そして、退職金は、給料月額×在職月数×53/100でおよそ3,350万円が4年の任期ごとに支払われています。
ちなみに千葉市市長の熊谷市長は、2020年現在で、千葉県知事選挙への立候補の表明をしており、千葉県知事になる可能性も出てきているようです。
▼参考URL:千葉市|千葉市の給与・定員管理等について
まとめ -「市長」になるには?と「市長」を選ぶには?は、どちらも大切です
今回は、「市長」になるには?をテーマに、「市長」の役割、「市長」の仕事、「市長」の年収や「市長」の退職金などの「市長」の収入面についてもご紹介しました。

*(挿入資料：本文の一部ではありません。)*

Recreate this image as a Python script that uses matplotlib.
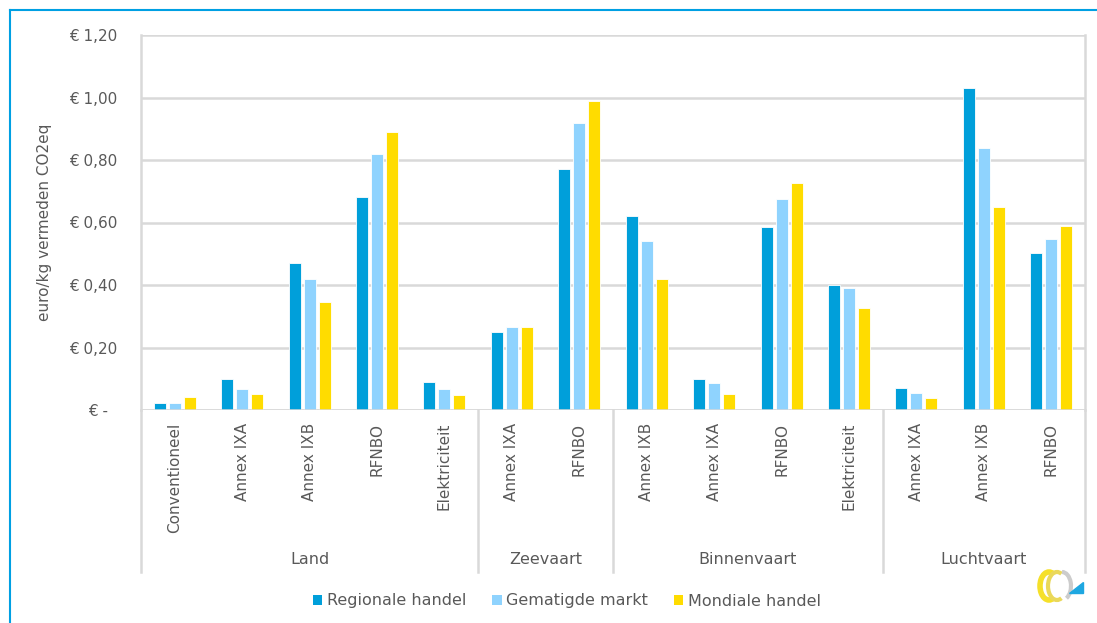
import matplotlib as mpl
mpl.use("Agg")
import matplotlib.pyplot as plt
from matplotlib.lines import Line2D
from matplotlib.patches import Patch, Arc, Polygon
import numpy as np

# data
groups = ["Land", "Zeevaart", "Binnenvaart", "Luchtvaart"]
group_sizes = [5, 2, 4, 3]
categories = ["Conventioneel", "Annex IXA", "Annex IXB", "RFNBO", "Elektriciteit",
              "Annex IXA", "RFNBO",
              "Annex IXB", "Annex IXA", "RFNBO", "Elektriciteit",
              "Annex IXA", "Annex IXB", "RFNBO"]
series = ["Regionale handel", "Gematigde markt", "Mondiale handel"]
regionale = [0.022, 0.100, 0.470, 0.680, 0.090, 0.250, 0.770,
             0.620, 0.100, 0.585, 0.400, 0.071, 1.031, 0.502]
gematigde = [0.022, 0.067, 0.420, 0.820, 0.068, 0.265, 0.920,
             0.540, 0.087, 0.675, 0.390, 0.054, 0.839, 0.547]
mondiale = [0.042, 0.050, 0.345, 0.890, 0.048, 0.265, 0.990,
            0.420, 0.050, 0.725, 0.325, 0.037, 0.650, 0.589]
colors = ["#009fda", "#8fd3fe", "#ffdc00"]
yticks = [0, 0.2, 0.4, 0.6, 0.8, 1.0, 1.2]

text_col = "#595959"
grid_col = "#d9d9d9"

fig = plt.figure(figsize=(10.97, 6.23), dpi=100)
ax = fig.add_axes([141 / 1097, 1 - 410 / 623, 944 / 1097, 375 / 623])

x = np.arange(len(categories))
w = 0.178
step = 0.2225
for i, (vals, c) in enumerate(zip([regionale, gematigde, mondiale], colors)):
    ax.bar(x + (i - 1) * step, vals, width=w, color=c, edgecolor="white",
           linewidth=0.6, zorder=3)

ax.set_xlim(-0.5, len(categories) - 0.5)
ax.set_ylim(0, 1.2)
ax.set_yticks(yticks)
ax.set_yticklabels(["€ -  " if v == 0 else "€ " + f"{v:.2f}".replace(".", ",")
                    for v in yticks])
ax.tick_params(axis="y", length=0, pad=17, labelsize=11, labelcolor=text_col)
ax.set_xticks([])
ax.grid(axis="y", color=grid_col, linewidth=1.8, zorder=0)
for s in ["top", "bottom"]:
    ax.spines[s].set_visible(False)
for s in ["left", "right"]:
    ax.spines[s].set_color(grid_col)
    ax.spines[s].set_linewidth(1.8)
ax.axhline(0, color=grid_col, linewidth=1.8, zorder=4)

ax.set_ylabel("euro/kg vermeden CO2eq", fontsize=11, color=text_col, labelpad=12)

# category labels and group labels below the axis
tr = ax.get_xaxis_transform()
px = 1 / 375  # one pixel in axes-fraction units (vertical)
for xi, lab in zip(x, categories):
    ax.text(xi, -13 * px, lab, transform=tr, rotation=90, ha="center", va="top",
            fontsize=11, color=text_col)

edges = np.concatenate([[0], np.cumsum(group_sizes)]) - 0.5
for g, a, b in zip(groups, edges[:-1], edges[1:]):
    ax.text((a + b) / 2, -150 * px, g, transform=tr, ha="center", va="center",
            fontsize=11.5, color=text_col)
for e in edges:
    ax.add_line(Line2D([e, e], [0, -162 * px], transform=tr, color=grid_col,
                       linewidth=1.8, clip_on=False))

handles = [Patch(facecolor=c, edgecolor="none") for c in colors]
fig.legend(handles, series, loc="center", bbox_to_anchor=(567 / 1097, 1 - 601 / 623),
           ncol=3, frameon=False, fontsize=11.5, labelcolor=text_col,
           handlelength=0.6, handleheight=0.6, handletextpad=0.3, columnspacing=1.6)

# thin blue frame at top and left
fig.add_artist(Line2D([10 / 1097, 1], [1 - 10 / 623] * 2, transform=fig.transFigure,
                      color="#00a0e3", linewidth=1.5))
fig.add_artist(Line2D([10 / 1097] * 2, [0, 1 - 10 / 623], transform=fig.transFigure,
                      color="#00a0e3", linewidth=1.5))

# small logo, bottom right (pixel units inside its own axes)
lax = fig.add_axes([1034 / 1097, 1 - 605 / 623, 52 / 1097, 38 / 623])
lax.set_xlim(0, 52)
lax.set_ylim(0, 38)
lax.axis("off")
lax.add_patch(Arc((15, 19), 18, 28, theta1=70, theta2=290, color="#f5e02a", linewidth=4))
lax.add_patch(Arc((23, 19), 18, 28, theta1=70, theta2=290, color="#ead85a", linewidth=3))
lax.add_patch(Arc((28, 19), 18, 28, theta1=-70, theta2=90, color="#cccccc", linewidth=3))
lax.add_patch(Polygon([[35, 12], [49, 12], [49, 23]], closed=True, color="#1ea7e1"))

fig.savefig("out.png", dpi=100)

「市長」になるには、制度としては、まず法律に違反しない正しい選挙運動を行い、正々堂々と選挙に勝利することが必要です。「市長」になるには、まず選挙のことをよく知り、何が違法なのかをしっかり理解した上で、選挙戦に臨むと安心だと思います。
一方で、「市長」になるには、もちろん選挙制度を攻略するだけではなく、「市長」が普段どのような仕事をしているのかを理解し、市民にこの人こそふさわしいと思って選んでもらえる信頼関係を築くことも大切です。
そして、「市長」は、市民のリーダーとなり行政を実行する立場の人間です。広く市民の声を聞き、実行するための「行動力」と「思いやり」を持つことも大切です。もちろん、市民の声を行政に反映させるための知識や判断力などの、個人としての高い能力も必須です。
「市長」を選ぶ側である私たちにとっても、自分たちの「市長になるには」、どのような人がふさわしいのか、考えておくことも大切だと思います。